The Mexican Criminal War is part of the long chain of unintended consequences of the War on Drugs deployed by the governments of Richard Nixon, Ronald Reagan and George W. Bush. The intervention of the DEA in Mexican drug enforcement endeavours has been widely documented. Beyond the motivations of the US governments behind the drug wars, the consequences in the United States and Mexico had been taken by the most vulnerable populations. In the case of the US was the black population. In Mexico, as in every war, young marginalised male population has been the most affected. As demographers have proven, the thousands of homicides that have happened since 2007 reversed the increase of life expectancy in Mexico and in several states the lifespan of men has been reduced.
By using the shock doctrine argument, the consequences of the drug wars in Mexico are forgotten and the role of Drug Trafficking Organisations hugely underestimated. International non-governmental organisations have pointed out that the Mexican Military and The Zetas (Los Zetas criminal organisation) have committed crimes against humanity: forced disappearances, extrajudicial killings, torture and massive killings. The Ayotzinapa Students disappearances are just a fragment of the humanitarian crisis happening in Mexico. Currently, mothers and family members search for their loved one in clandestine graves all over the country. There is no need to put a conspiracy to explain this suffering. The need is to understand in its terms how this suffering came to happen.

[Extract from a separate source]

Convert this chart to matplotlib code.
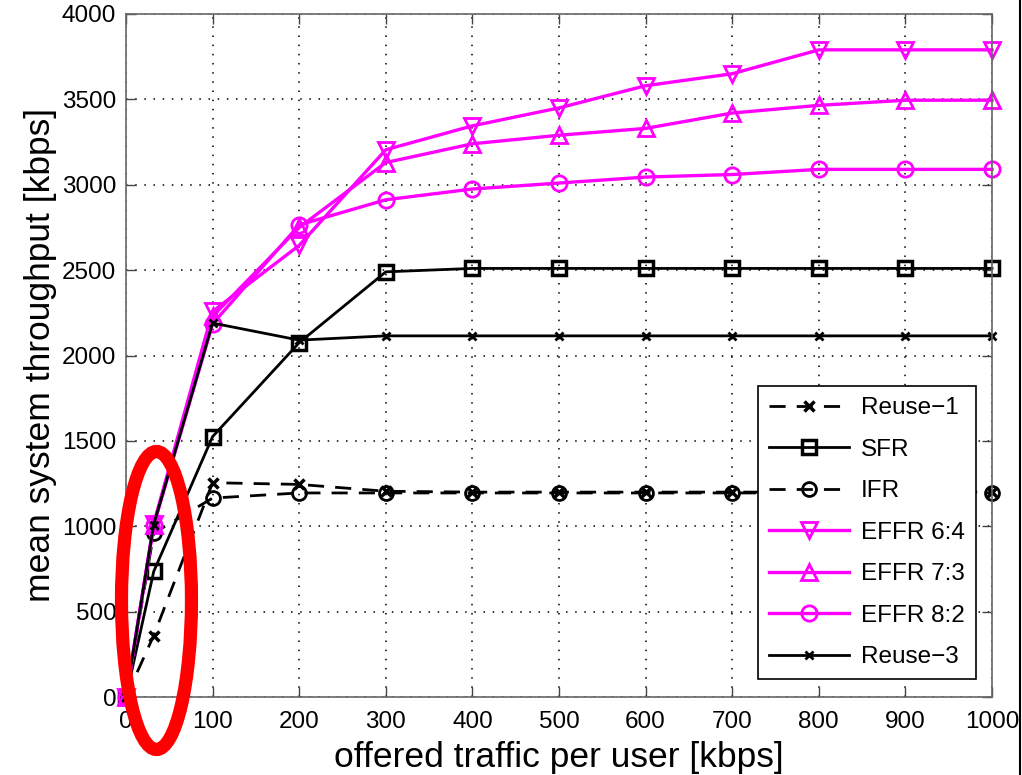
import matplotlib
matplotlib.use("Agg")
import matplotlib.pyplot as plt
from matplotlib.patches import Ellipse
from matplotlib.lines import Line2D

x = [0, 32, 100, 200, 300, 400, 500, 600, 700, 800, 900, 1000]
reuse1 = [0, 360, 1255, 1245, 1205, 1200, 1200, 1200, 1200, 1200, 1200, 1200]
sfr = [0, 735, 1525, 2075, 2490, 2510, 2510, 2510, 2510, 2510, 2510, 2510]
ifr = [0, 960, 1165, 1195, 1195, 1195, 1195, 1195, 1195, 1195, 1195, 1195]
effr64 = [0, 1015, 2258, 2645, 3205, 3345, 3450, 3580, 3650, 3790, 3790, 3790]
effr73 = [0, 1010, 2230, 2750, 3130, 3240, 3290, 3330, 3420, 3465, 3495, 3495]
effr82 = [0, 1005, 2185, 2765, 2912, 2975, 3010, 3045, 3060, 3090, 3090, 3090]
reuse3 = [0, 1010, 2190, 2090, 2115, 2115, 2115, 2115, 2115, 2115, 2115, 2115]

xticks = [0, 100, 200, 300, 400, 500, 600, 700, 800, 900, 1000]
yticks = [0, 500, 1000, 1500, 2000, 2500, 3000, 3500, 4000]

plt.rcParams['font.family'] = ['Liberation Sans', 'DejaVu Sans']

fig = plt.figure(figsize=(10.22, 7.75), dpi=100)
ax = fig.add_axes([126/1022, 78/775, 866/1022, 683/775])

MAG = '#ff00ff'
dash = (0, (5.8, 4.0))
ax.plot(x, reuse1, color='k', lw=2, linestyle=dash, marker='x', ms=7, mew=2.5,
        label='Reuse\u22121', clip_on=False)
ax.plot(x, sfr, color='k', lw=2, marker='s', ms=10, mew=2.5, mfc='none',
        label='SFR', clip_on=False)
ax.plot(x, ifr, color='k', lw=2, linestyle=dash, marker='o', ms=10, mew=2, mfc='none',
        label='IFR', clip_on=False)
ax.plot(x, effr64, color=MAG, lw=2.4, marker='v', ms=11, mew=2, mfc='none',
        label='EFFR 6:4', clip_on=False)
ax.plot(x, effr73, color=MAG, lw=2.4, marker='^', ms=11, mew=2, mfc='none',
        label='EFFR 7:3', clip_on=False)
ax.plot(x, effr82, color=MAG, lw=2.4, marker='o', ms=11, mew=2, mfc='none',
        label='EFFR 8:2', clip_on=False)
ax.plot(x, reuse3, color='k', lw=2, marker='x', ms=6, mew=2,
        label='Reuse\u22123', clip_on=False)

ax.set_xlim(0, 1000)
ax.set_ylim(0, 4000)
ax.set_xticks(xticks)
ax.set_yticks(yticks)
ax.tick_params(axis='both', direction='in', length=7, width=1, labelsize=17.5,
               top=True, right=True, color='#444444')
ax.tick_params(axis='x', pad=10)
ax.tick_params(axis='y', pad=7)
for s in ax.spines.values():
    s.set_color('#666666')
    s.set_linewidth(1.2)
ax.grid(True, color='k', linestyle=(0, (1, 5)), linewidth=1.1)
ax.set_axisbelow(True)

ax.set_xlabel('offered traffic per user [kbps]', fontsize=25.5)
ax.set_ylabel('mean system throughput [kbps]', fontsize=25.5)
ax.xaxis.set_label_coords(0.5, -0.064)
ax.yaxis.set_label_coords(-0.08, 0.5)

leg = ax.legend(loc='lower right', bbox_to_anchor=(0.9815, 0.0264), fontsize=17.5,
                frameon=True, fancybox=False, edgecolor='k', framealpha=1,
                handlelength=3.3, handletextpad=0.5, labelspacing=0.8,
                borderpad=0.45, borderaxespad=0)
leg.get_frame().set_linewidth(1.2)

ell = Ellipse((0.0352, 0.1413), 0.0808, 0.4363, transform=ax.transAxes,
              fill=False, edgecolor='#ff0000', linewidth=9.5, clip_on=False, zorder=10)
ax.add_patch(ell)

fig.add_artist(Line2D([1020/1022, 1020/1022], [0, 1], color='k', lw=1.5,
                      transform=fig.transFigure))

fig.savefig('out.png', dpi=100)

From a Marxist analytical perspective, Criminal Wars must be studied and understood as parts of the capitalist system in a rigorous and empirical way, far from the fog of conspiracy. Young male in organised crime function inadvertently as a reserve army of labour. Homicides, disappearances and human rights violations are the consequences of protection racket of the revenue of illicit markets made by the enforcement of the international regime of drug prohibitions. Illicit markets are still markets, violent and cruel ones. Unfortunately, Mexico is just one more country that suffers the consequences of ideas and policies, yes inbred from inside by early prohibition, but enforced from outside.